EXERCISE AIM: Give, as a bare number, the count of lines that contain the word "code".

RECORDS SUPPLIED:
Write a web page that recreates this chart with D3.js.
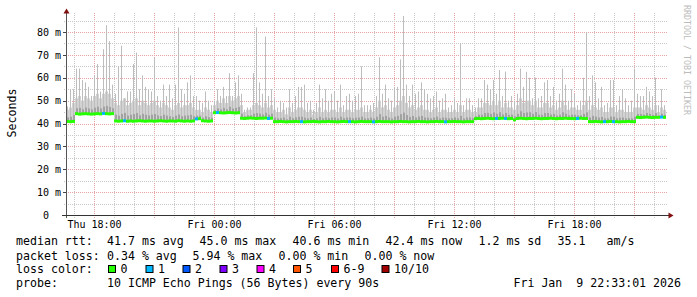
---
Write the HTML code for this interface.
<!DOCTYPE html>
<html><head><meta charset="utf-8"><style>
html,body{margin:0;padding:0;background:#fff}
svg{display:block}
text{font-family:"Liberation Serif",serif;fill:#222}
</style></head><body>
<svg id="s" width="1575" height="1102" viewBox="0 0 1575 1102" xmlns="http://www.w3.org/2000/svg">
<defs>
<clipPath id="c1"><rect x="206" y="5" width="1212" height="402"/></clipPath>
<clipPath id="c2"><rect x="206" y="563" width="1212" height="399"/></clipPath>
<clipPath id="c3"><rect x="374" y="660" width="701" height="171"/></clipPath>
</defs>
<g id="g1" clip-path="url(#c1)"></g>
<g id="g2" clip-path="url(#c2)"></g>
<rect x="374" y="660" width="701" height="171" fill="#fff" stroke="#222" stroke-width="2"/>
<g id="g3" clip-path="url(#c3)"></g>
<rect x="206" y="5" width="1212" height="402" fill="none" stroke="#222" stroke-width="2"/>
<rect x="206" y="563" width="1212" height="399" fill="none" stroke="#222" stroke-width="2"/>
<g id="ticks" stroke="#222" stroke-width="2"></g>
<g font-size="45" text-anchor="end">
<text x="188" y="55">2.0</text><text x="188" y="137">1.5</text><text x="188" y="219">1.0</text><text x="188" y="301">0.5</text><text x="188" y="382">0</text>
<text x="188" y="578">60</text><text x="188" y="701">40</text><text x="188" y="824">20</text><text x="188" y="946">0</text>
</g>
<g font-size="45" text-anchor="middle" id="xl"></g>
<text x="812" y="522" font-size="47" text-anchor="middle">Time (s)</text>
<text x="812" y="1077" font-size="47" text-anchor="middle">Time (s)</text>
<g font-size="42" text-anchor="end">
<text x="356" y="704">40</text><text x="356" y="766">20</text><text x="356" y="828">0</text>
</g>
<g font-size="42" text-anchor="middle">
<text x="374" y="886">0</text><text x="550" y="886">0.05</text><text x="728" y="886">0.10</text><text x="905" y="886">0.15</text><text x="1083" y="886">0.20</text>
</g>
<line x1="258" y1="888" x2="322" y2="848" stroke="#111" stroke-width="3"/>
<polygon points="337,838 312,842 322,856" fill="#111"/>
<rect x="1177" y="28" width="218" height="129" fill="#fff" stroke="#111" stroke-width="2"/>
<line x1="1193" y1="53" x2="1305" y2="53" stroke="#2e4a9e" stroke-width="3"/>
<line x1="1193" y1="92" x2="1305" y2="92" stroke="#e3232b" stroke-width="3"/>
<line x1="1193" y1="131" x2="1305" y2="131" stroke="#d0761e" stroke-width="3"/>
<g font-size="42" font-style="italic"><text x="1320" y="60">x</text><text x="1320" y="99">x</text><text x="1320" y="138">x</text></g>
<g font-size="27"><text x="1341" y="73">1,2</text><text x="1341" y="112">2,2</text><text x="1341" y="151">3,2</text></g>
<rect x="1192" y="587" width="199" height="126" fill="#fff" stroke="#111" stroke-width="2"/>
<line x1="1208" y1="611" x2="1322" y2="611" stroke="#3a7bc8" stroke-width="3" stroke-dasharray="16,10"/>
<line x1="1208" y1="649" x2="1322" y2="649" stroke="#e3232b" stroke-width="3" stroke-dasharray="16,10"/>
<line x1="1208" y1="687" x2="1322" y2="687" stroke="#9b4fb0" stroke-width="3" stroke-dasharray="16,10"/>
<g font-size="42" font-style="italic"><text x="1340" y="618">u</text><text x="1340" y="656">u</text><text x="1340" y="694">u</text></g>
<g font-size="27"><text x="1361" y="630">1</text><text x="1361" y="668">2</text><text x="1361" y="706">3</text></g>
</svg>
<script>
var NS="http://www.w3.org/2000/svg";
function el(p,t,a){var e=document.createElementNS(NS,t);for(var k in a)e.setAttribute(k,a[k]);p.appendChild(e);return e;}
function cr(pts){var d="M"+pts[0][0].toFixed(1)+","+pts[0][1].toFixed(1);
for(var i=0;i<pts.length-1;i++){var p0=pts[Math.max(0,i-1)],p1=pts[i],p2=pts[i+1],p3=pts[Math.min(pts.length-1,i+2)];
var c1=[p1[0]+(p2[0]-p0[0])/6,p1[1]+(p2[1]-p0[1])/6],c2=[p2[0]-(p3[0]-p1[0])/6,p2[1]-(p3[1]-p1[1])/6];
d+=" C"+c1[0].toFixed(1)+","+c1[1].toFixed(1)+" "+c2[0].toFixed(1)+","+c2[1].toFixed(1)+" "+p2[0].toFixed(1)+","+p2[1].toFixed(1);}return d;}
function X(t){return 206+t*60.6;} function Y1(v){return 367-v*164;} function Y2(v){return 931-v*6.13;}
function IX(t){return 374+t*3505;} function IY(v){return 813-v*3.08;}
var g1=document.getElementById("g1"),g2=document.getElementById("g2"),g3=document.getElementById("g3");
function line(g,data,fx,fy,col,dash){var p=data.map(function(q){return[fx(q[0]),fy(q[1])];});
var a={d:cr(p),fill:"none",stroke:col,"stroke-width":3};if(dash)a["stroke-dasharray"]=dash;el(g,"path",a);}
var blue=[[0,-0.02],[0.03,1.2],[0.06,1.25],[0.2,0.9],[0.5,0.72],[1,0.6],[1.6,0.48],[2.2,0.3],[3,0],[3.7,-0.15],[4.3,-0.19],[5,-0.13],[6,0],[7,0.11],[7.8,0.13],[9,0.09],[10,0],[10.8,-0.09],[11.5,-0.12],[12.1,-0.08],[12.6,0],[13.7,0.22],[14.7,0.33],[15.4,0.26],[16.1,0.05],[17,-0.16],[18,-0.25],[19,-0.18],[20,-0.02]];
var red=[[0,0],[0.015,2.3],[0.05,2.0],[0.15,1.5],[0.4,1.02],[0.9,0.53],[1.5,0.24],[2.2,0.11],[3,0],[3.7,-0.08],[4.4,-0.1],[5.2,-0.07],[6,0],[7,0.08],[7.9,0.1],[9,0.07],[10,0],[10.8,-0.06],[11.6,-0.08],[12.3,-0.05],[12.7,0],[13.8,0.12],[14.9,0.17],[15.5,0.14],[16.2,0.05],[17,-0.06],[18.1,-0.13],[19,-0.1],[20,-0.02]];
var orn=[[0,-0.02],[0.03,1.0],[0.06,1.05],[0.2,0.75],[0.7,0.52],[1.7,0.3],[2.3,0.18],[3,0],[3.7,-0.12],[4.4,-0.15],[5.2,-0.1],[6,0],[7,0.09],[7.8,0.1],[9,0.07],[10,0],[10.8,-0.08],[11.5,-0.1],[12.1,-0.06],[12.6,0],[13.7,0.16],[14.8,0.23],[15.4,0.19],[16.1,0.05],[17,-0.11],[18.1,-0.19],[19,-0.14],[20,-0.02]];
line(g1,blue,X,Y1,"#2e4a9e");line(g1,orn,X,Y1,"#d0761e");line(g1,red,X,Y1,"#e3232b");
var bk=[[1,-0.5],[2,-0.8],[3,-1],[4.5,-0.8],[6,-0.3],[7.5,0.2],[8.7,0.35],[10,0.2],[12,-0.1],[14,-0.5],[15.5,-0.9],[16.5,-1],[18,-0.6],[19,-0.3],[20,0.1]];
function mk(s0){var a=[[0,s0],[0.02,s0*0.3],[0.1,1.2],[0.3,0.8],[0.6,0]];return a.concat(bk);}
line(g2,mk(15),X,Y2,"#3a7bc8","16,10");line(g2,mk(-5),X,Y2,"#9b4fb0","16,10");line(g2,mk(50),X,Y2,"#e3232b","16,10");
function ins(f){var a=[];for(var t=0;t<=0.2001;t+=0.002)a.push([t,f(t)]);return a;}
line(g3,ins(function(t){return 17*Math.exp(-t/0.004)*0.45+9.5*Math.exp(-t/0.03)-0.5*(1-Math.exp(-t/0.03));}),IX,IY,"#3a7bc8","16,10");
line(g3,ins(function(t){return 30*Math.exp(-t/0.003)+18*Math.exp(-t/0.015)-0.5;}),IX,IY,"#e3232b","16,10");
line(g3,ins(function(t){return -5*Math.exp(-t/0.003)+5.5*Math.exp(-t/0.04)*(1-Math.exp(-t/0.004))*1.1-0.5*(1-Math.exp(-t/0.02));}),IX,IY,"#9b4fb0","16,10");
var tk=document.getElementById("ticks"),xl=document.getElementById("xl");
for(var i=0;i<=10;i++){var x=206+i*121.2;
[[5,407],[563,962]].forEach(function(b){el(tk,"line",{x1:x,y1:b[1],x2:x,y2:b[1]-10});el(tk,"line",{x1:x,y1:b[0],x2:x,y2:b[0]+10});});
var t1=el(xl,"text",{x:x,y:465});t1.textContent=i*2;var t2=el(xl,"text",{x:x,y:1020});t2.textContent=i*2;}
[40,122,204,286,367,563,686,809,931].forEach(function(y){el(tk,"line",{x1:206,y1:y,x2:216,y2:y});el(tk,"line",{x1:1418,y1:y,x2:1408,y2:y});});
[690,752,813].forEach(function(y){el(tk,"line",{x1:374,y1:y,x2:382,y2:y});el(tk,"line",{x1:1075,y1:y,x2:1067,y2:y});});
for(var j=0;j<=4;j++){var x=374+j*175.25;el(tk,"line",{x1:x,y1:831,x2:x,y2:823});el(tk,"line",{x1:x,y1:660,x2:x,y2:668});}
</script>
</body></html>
* * *
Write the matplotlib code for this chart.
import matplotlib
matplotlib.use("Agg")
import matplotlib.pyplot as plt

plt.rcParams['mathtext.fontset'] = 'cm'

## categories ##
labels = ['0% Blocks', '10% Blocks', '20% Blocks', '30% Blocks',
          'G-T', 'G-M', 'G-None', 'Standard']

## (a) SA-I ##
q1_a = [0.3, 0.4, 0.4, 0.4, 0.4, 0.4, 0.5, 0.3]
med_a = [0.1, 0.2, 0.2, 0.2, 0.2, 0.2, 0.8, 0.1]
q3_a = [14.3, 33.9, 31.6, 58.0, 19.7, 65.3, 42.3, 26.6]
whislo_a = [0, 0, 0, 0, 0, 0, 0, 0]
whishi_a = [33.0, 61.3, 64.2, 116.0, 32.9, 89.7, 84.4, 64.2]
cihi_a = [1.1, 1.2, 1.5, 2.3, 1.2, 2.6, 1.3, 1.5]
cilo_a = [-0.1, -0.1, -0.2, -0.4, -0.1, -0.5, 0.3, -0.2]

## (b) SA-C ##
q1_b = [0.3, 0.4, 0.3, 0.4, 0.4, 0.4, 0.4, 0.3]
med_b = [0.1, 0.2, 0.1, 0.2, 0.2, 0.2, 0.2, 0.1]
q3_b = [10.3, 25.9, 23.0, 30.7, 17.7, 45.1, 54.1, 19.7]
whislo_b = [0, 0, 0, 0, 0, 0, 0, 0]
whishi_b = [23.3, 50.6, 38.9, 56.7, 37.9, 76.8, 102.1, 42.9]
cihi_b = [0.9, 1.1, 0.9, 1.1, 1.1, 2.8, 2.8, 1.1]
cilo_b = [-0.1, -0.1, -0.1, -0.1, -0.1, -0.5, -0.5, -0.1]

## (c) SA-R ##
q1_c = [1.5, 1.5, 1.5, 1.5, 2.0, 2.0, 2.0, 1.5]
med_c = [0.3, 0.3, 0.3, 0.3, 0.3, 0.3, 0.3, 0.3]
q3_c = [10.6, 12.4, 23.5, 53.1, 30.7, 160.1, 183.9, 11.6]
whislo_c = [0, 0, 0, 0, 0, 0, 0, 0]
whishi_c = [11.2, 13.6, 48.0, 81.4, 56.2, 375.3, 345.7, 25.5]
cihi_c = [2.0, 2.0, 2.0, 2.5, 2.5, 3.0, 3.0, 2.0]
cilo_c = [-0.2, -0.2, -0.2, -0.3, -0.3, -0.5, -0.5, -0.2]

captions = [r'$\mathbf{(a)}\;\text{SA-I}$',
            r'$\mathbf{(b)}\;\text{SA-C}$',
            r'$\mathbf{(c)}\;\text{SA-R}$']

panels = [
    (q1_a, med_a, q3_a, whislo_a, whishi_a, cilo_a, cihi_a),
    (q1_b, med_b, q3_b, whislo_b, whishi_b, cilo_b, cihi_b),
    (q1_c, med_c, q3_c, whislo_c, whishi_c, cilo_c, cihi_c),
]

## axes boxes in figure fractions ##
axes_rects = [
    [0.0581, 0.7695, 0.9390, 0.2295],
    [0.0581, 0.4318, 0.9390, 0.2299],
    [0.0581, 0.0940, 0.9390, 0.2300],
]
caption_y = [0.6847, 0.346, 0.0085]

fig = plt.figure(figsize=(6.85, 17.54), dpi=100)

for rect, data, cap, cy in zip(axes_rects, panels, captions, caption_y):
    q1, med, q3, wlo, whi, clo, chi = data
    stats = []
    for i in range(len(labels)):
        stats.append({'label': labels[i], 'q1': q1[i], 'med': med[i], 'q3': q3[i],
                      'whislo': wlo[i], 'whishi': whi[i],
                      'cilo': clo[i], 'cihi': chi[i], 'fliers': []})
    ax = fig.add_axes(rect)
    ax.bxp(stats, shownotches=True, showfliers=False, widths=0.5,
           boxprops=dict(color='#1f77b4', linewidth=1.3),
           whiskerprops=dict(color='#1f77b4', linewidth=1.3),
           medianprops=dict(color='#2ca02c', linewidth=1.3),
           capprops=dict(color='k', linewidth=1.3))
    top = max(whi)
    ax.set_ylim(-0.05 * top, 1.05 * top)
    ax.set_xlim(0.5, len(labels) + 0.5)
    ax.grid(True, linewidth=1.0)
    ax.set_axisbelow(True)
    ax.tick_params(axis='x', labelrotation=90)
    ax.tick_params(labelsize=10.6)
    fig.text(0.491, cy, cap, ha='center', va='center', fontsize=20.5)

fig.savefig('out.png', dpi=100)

CORRECT OUTPUT: 2